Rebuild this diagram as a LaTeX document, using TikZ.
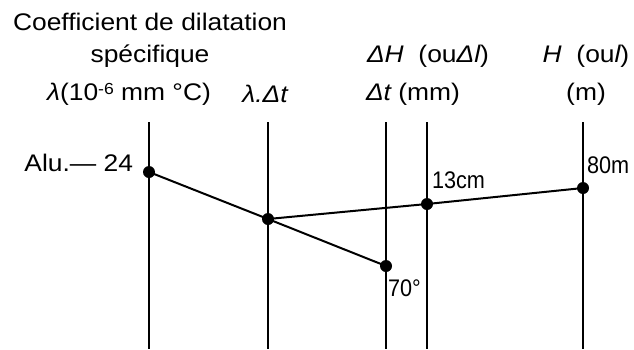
\documentclass[tikz,border=0pt]{standalone}
\usepackage{graphicx}
\usepackage{fontspec}
\setmainfont[FakeStretch=1.1]{Liberation Sans}
\usetikzlibrary{positioning}
\newcommand{\narrowtxt}[1]{\scalebox{0.82}[1]{#1}}

\begin{document}
\begin{tikzpicture}[x=1pt,y=-1pt,line width=2pt,node distance=4pt]
            % styles
            \tikzstyle{dot}=[circle,fill=black,inner sep=0pt,minimum size=12pt]
            \tikzstyle{lbl}=[inner sep=1pt,font=\fontsize{24}{28}\selectfont]
            \useasboundingbox (0,0) rectangle (634,349);

            % axes
            \foreach \n/\x in {lam/149,prod/268,temp/386,dh/427,haut/583}
                \draw (\x,122) coordinate (\n top) -- (\x,349) coordinate (\n bot);

            % points
            \node[dot] (A) at (149,172) {};
            \node[dot] (B) at (268,219) {};
            \node[dot] (C) at (386,266) {};
            \node[dot] (D) at (427,204) {};
            \node[dot] (E) at (583,188) {};

            % alignment lines
            \draw (A.center) -- (B.center) -- (C.center);
            \draw (B.center) -- (D.center) -- (E.center);

            % values
            \node[lbl,anchor=south east] (alu) at (135,174) {Alu.— 24};
            \node[lbl,anchor=south west] (cm) at (430,191) {\narrowtxt{13cm}};
            \node[lbl,anchor=south west] (m) at (585,176) {\narrowtxt{80m}};
            \node[lbl,anchor=north west] (deg) at (386,278) {\narrowtxt{70°}};

            % headings
            \node[lbl] (t1) at (150,22) {Coefficient de dilatation};
            \node[lbl] (t2) at (150,56) {spécifique};
            \node[lbl] (t3) at (129,94) {\itshape λ\upshape(10\raisebox{0.45ex}{\fontsize{16}{18}\selectfont -6} mm °C)};
            \node[lbl] (t4) at (265,94) {\itshape λ.Δt};
            \node[lbl] (t5) at (428,56) {\itshape ΔH\upshape\ \ (ou\itshape Δl\upshape)};
            \node[lbl] (t6) at (413,94) {\itshape Δt\upshape\ (mm)};
            \node[lbl] (t7) at (586,56) {\itshape H\upshape\ \ (ou\itshape l\upshape)};
            \node[lbl] (t8) at (586,94) {(m)};
        \end{tikzpicture}
\end{document}
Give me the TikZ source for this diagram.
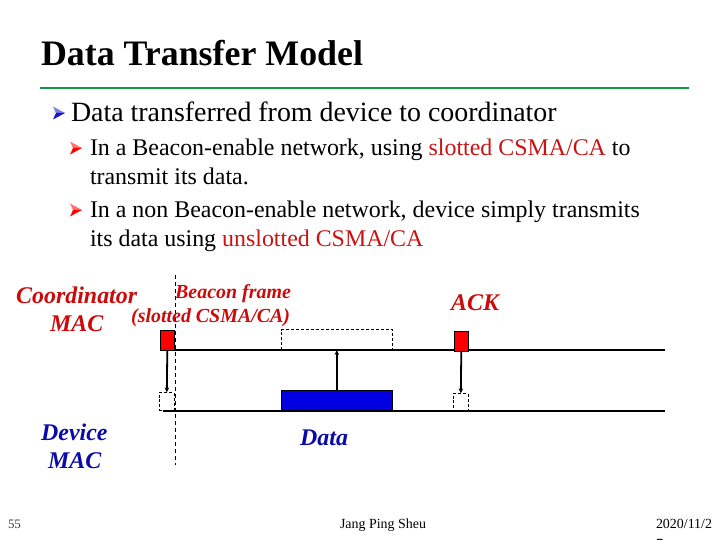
\documentclass[tikz,border=0pt]{standalone}
\usepackage{fontspec}
\setmainfont{Liberation Serif}
\usetikzlibrary{arrows.meta}
\definecolor{titlegreen}{RGB}{20,150,70}
\definecolor{txtred}{RGB}{200,20,20}
\definecolor{lblred}{RGB}{205,10,10}
\definecolor{lblblue}{RGB}{10,10,170}
\definecolor{boxred}{RGB}{250,0,0}
\definecolor{boxblue}{RGB}{0,0,225}
\definecolor{bulblue}{RGB}{20,20,200}
\tikzset{
  txt/.style={anchor=base west, inner sep=0pt, outer sep=0pt},
  lbl/.style={anchor=base west, inner sep=0pt, font=\fontsize{24}{28}\selectfont\bfseries\itshape},
  timeline/.style={line width=1.3pt},
  frameR/.style={draw=black, fill=boxred, line width=0.6pt},
  frameB/.style={draw=black, fill=boxblue, line width=0.6pt},
  ghost/.style={draw=black, dashed, dash pattern=on 3pt off 2pt, line width=0.6pt},
  sig/.style={line width=1.8pt, -{Stealth[length=5pt,width=4.5pt]}},
}
\newcommand{\arrbullet}[3]{% x,y,colour (y = centre)
  \fill[#3!55!white] (#1,#2) -- (#1+12,#2) -- (#1,#2-6.5) -- (#1+3,#2) -- cycle;
  \fill[#3] (#1,#2+6.5) -- (#1+12,#2) -- (#1+3,#2) -- cycle;
}
\begin{document}
\begin{tikzpicture}[x=1bp,y=-1bp]
\useasboundingbox (0,0) rectangle (720,540);
\clip (0,0) rectangle (720,540);
\fill[white] (0,0) rectangle (720,540);
% title
\node[txt, font=\fontsize{36}{40}\selectfont\bfseries] (title) at (41,66) {Data Transfer Model};
\draw[titlegreen, line width=3pt] (40,88) -- (689,88);
% bullets
\arrbullet{53}{113}{bulblue}
\node[txt, font=\fontsize{28}{32}\selectfont] (b1) at (71,122) {Data transferred from device to coordinator};
\arrbullet{70}{148}{red}
\node[txt, font=\fontsize{24}{28}\selectfont] (b2) at (90,156) {In a Beacon-enable network, using \textcolor{txtred}{slotted CSMA/CA} to};
\node[txt, font=\fontsize{24}{28}\selectfont] (b2b) at (90,185) {transmit its data.};
\arrbullet{70}{210}{red}
\node[txt, font=\fontsize{24}{28}\selectfont] (b3) at (90,218) {In a non Beacon-enable network, device simply transmits};
\node[txt, font=\fontsize{24}{28}\selectfont] (b3b) at (90,247) {its data using \textcolor{txtred}{unslotted CSMA/CA}};
% diagram
\coordinate (cL) at (163,350); \coordinate (cR) at (665,350);
\coordinate (dL) at (163,411); \coordinate (dR) at (665,411);
\draw[timeline] (cL) -- (cR);
\draw[timeline] (dL) -- (dR);
\coordinate (vt) at (175,275); \coordinate (vb) at (175,465);
\draw[dashed, dash pattern=on 4pt off 3pt, line width=0.6pt] (vt) -- (vb);
% beacon
\node[frameR, minimum width=14bp, minimum height=20bp, inner sep=0pt, anchor=south west] (bcn) at (160,351) {};
\node[ghost, minimum width=15bp, minimum height=18bp, inner sep=0pt, anchor=south west] (bcnd) at (159,411) {};
\draw[sig] (bcn.south) -- (bcnd.north);
% data
\node[ghost, minimum width=111bp, minimum height=20bp, inner sep=0pt, anchor=south west] (datac) at (281,350) {};
\node[frameB, minimum width=111bp, minimum height=20bp, inner sep=0pt, anchor=south west] (datad) at (281,410.5) {};
\draw[sig] (datad.north) -- (datac.south);
% ack
\node[frameR, minimum width=14bp, minimum height=20bp, inner sep=0pt, anchor=south west] (ack) at (454,352) {};
\node[ghost, minimum width=15bp, minimum height=18bp, inner sep=0pt, anchor=south west] (ackd) at (453,412) {};
\draw[sig] (ack.south) -- (ackd.north);
% labels
\node[lbl, lblred] (lc1) at (16,303) {Coordinator};
\node[lbl, lblred] (lc2) at (50,331) {MAC};
\node[lbl, lblred, font=\fontsize{20}{22}\selectfont\bfseries\itshape] (lb1) at (175,298) {Beacon frame};
\node[lbl, lblred, font=\fontsize{20}{22}\selectfont\bfseries\itshape] (lb2) at (131,322) {(slotted CSMA/CA)};
\node[lbl, lblred] (lack) at (451,310) {ACK};
\node[lbl, lblblue] (ld1) at (41,440) {Device};
\node[lbl, lblblue] (ld2) at (48,468) {MAC};
\node[lbl, lblblue] (ldata) at (300,445) {Data};
% footer
\node[txt, font=\fontsize{13}{15}\selectfont, text=black!75] (pg) at (8,528) {55};
\node[txt, font=\fontsize{14}{16}\selectfont] (auth) at (340,528) {Jang Ping Sheu};
\node[txt, font=\fontsize{14}{16}\selectfont] (dt1) at (656,528) {2020/11/2};
\node[txt, font=\fontsize{14}{16}\selectfont] (dt2) at (656,548) {7};
\end{tikzpicture}
\end{document}
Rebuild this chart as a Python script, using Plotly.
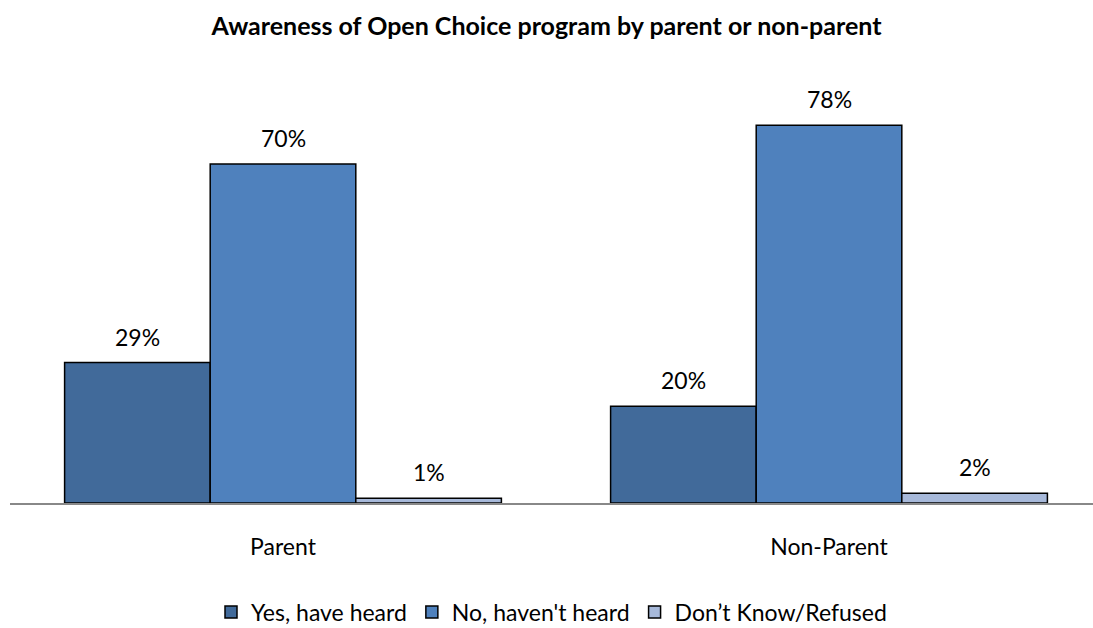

◆ ◆ ◆ ◆

(EXERCISE DETAILS)
All of the material above needs to be restated exactly, with no pictures.

(OUTPUT OF THE EXERCISE)
Rebuild this diagram as a LaTeX document, using TikZ.
\documentclass[tikz,border=0pt]{standalone}
\usepackage{graphicx}
\usepackage{fontspec}
\setmainfont[FakeStretch=1.1]{Liberation Sans}
\usetikzlibrary{positioning}
\newcommand{\narrowtxt}[1]{\scalebox{0.82}[1]{#1}}

\begin{document}
\begin{tikzpicture}[x=1pt,y=-1pt,line width=2pt,node distance=4pt]
            % styles
            \tikzstyle{dot}=[circle,fill=black,inner sep=0pt,minimum size=12pt]
            \tikzstyle{lbl}=[inner sep=1pt,font=\fontsize{24}{28}\selectfont]
            \useasboundingbox (0,0) rectangle (634,349);

            % axes
            \foreach \n/\x in {lam/149,prod/268,temp/386,dh/427,haut/583}
                \draw (\x,122) coordinate (\n top) -- (\x,349) coordinate (\n bot);

            % points
            \node[dot] (A) at (149,172) {};
            \node[dot] (B) at (268,219) {};
            \node[dot] (C) at (386,266) {};
            \node[dot] (D) at (427,204) {};
            \node[dot] (E) at (583,188) {};

            % alignment lines
            \draw (A.center) -- (B.center) -- (C.center);
            \draw (B.center) -- (D.center) -- (E.center);

            % values
            \node[lbl,anchor=south east] (alu) at (135,174) {Alu.— 24};
            \node[lbl,anchor=south west] (cm) at (430,191) {\narrowtxt{13cm}};
            \node[lbl,anchor=south west] (m) at (585,176) {\narrowtxt{80m}};
            \node[lbl,anchor=north west] (deg) at (386,278) {\narrowtxt{70°}};

            % headings
            \node[lbl] (t1) at (150,22) {Coefficient de dilatation};
            \node[lbl] (t2) at (150,56) {spécifique};
            \node[lbl] (t3) at (129,94) {\itshape λ\upshape(10\raisebox{0.45ex}{\fontsize{16}{18}\selectfont -6} mm °C)};
            \node[lbl] (t4) at (265,94) {\itshape λ.Δt};
            \node[lbl] (t5) at (428,56) {\itshape ΔH\upshape\ \ (ou\itshape Δl\upshape)};
            \node[lbl] (t6) at (413,94) {\itshape Δt\upshape\ (mm)};
            \node[lbl] (t7) at (586,56) {\itshape H\upshape\ \ (ou\itshape l\upshape)};
            \node[lbl] (t8) at (586,94) {(m)};
        \end{tikzpicture}
\end{document}
Give me the TikZ source for this diagram.
\documentclass[tikz,border=0pt]{standalone}
\usepackage{fontspec}
\setmainfont{Liberation Serif}
\usetikzlibrary{arrows.meta}
\definecolor{titlegreen}{RGB}{20,150,70}
\definecolor{txtred}{RGB}{200,20,20}
\definecolor{lblred}{RGB}{205,10,10}
\definecolor{lblblue}{RGB}{10,10,170}
\definecolor{boxred}{RGB}{250,0,0}
\definecolor{boxblue}{RGB}{0,0,225}
\definecolor{bulblue}{RGB}{20,20,200}
\tikzset{
  txt/.style={anchor=base west, inner sep=0pt, outer sep=0pt},
  lbl/.style={anchor=base west, inner sep=0pt, font=\fontsize{24}{28}\selectfont\bfseries\itshape},
  timeline/.style={line width=1.3pt},
  frameR/.style={draw=black, fill=boxred, line width=0.6pt},
  frameB/.style={draw=black, fill=boxblue, line width=0.6pt},
  ghost/.style={draw=black, dashed, dash pattern=on 3pt off 2pt, line width=0.6pt},
  sig/.style={line width=1.8pt, -{Stealth[length=5pt,width=4.5pt]}},
}
\newcommand{\arrbullet}[3]{% x,y,colour (y = centre)
  \fill[#3!55!white] (#1,#2) -- (#1+12,#2) -- (#1,#2-6.5) -- (#1+3,#2) -- cycle;
  \fill[#3] (#1,#2+6.5) -- (#1+12,#2) -- (#1+3,#2) -- cycle;
}
\begin{document}
\begin{tikzpicture}[x=1bp,y=-1bp]
\useasboundingbox (0,0) rectangle (720,540);
\clip (0,0) rectangle (720,540);
\fill[white] (0,0) rectangle (720,540);
% title
\node[txt, font=\fontsize{36}{40}\selectfont\bfseries] (title) at (41,66) {Data Transfer Model};
\draw[titlegreen, line width=3pt] (40,88) -- (689,88);
% bullets
\arrbullet{53}{113}{bulblue}
\node[txt, font=\fontsize{28}{32}\selectfont] (b1) at (71,122) {Data transferred from device to coordinator};
\arrbullet{70}{148}{red}
\node[txt, font=\fontsize{24}{28}\selectfont] (b2) at (90,156) {In a Beacon-enable network, using \textcolor{txtred}{slotted CSMA/CA} to};
\node[txt, font=\fontsize{24}{28}\selectfont] (b2b) at (90,185) {transmit its data.};
\arrbullet{70}{210}{red}
\node[txt, font=\fontsize{24}{28}\selectfont] (b3) at (90,218) {In a non Beacon-enable network, device simply transmits};
\node[txt, font=\fontsize{24}{28}\selectfont] (b3b) at (90,247) {its data using \textcolor{txtred}{unslotted CSMA/CA}};
% diagram
\coordinate (cL) at (163,350); \coordinate (cR) at (665,350);
\coordinate (dL) at (163,411); \coordinate (dR) at (665,411);
\draw[timeline] (cL) -- (cR);
\draw[timeline] (dL) -- (dR);
\coordinate (vt) at (175,275); \coordinate (vb) at (175,465);
\draw[dashed, dash pattern=on 4pt off 3pt, line width=0.6pt] (vt) -- (vb);
% beacon
\node[frameR, minimum width=14bp, minimum height=20bp, inner sep=0pt, anchor=south west] (bcn) at (160,351) {};
\node[ghost, minimum width=15bp, minimum height=18bp, inner sep=0pt, anchor=south west] (bcnd) at (159,411) {};
\draw[sig] (bcn.south) -- (bcnd.north);
% data
\node[ghost, minimum width=111bp, minimum height=20bp, inner sep=0pt, anchor=south west] (datac) at (281,350) {};
\node[frameB, minimum width=111bp, minimum height=20bp, inner sep=0pt, anchor=south west] (datad) at (281,410.5) {};
\draw[sig] (datad.north) -- (datac.south);
% ack
\node[frameR, minimum width=14bp, minimum height=20bp, inner sep=0pt, anchor=south west] (ack) at (454,352) {};
\node[ghost, minimum width=15bp, minimum height=18bp, inner sep=0pt, anchor=south west] (ackd) at (453,412) {};
\draw[sig] (ack.south) -- (ackd.north);
% labels
\node[lbl, lblred] (lc1) at (16,303) {Coordinator};
\node[lbl, lblred] (lc2) at (50,331) {MAC};
\node[lbl, lblred, font=\fontsize{20}{22}\selectfont\bfseries\itshape] (lb1) at (175,298) {Beacon frame};
\node[lbl, lblred, font=\fontsize{20}{22}\selectfont\bfseries\itshape] (lb2) at (131,322) {(slotted CSMA/CA)};
\node[lbl, lblred] (lack) at (451,310) {ACK};
\node[lbl, lblblue] (ld1) at (41,440) {Device};
\node[lbl, lblblue] (ld2) at (48,468) {MAC};
\node[lbl, lblblue] (ldata) at (300,445) {Data};
% footer
\node[txt, font=\fontsize{13}{15}\selectfont, text=black!75] (pg) at (8,528) {55};
\node[txt, font=\fontsize{14}{16}\selectfont] (auth) at (340,528) {Jang Ping Sheu};
\node[txt, font=\fontsize{14}{16}\selectfont] (dt1) at (656,528) {2020/11/2};
\node[txt, font=\fontsize{14}{16}\selectfont] (dt2) at (656,548) {7};
\end{tikzpicture}
\end{document}
Rebuild this chart as a Python script, using Plotly.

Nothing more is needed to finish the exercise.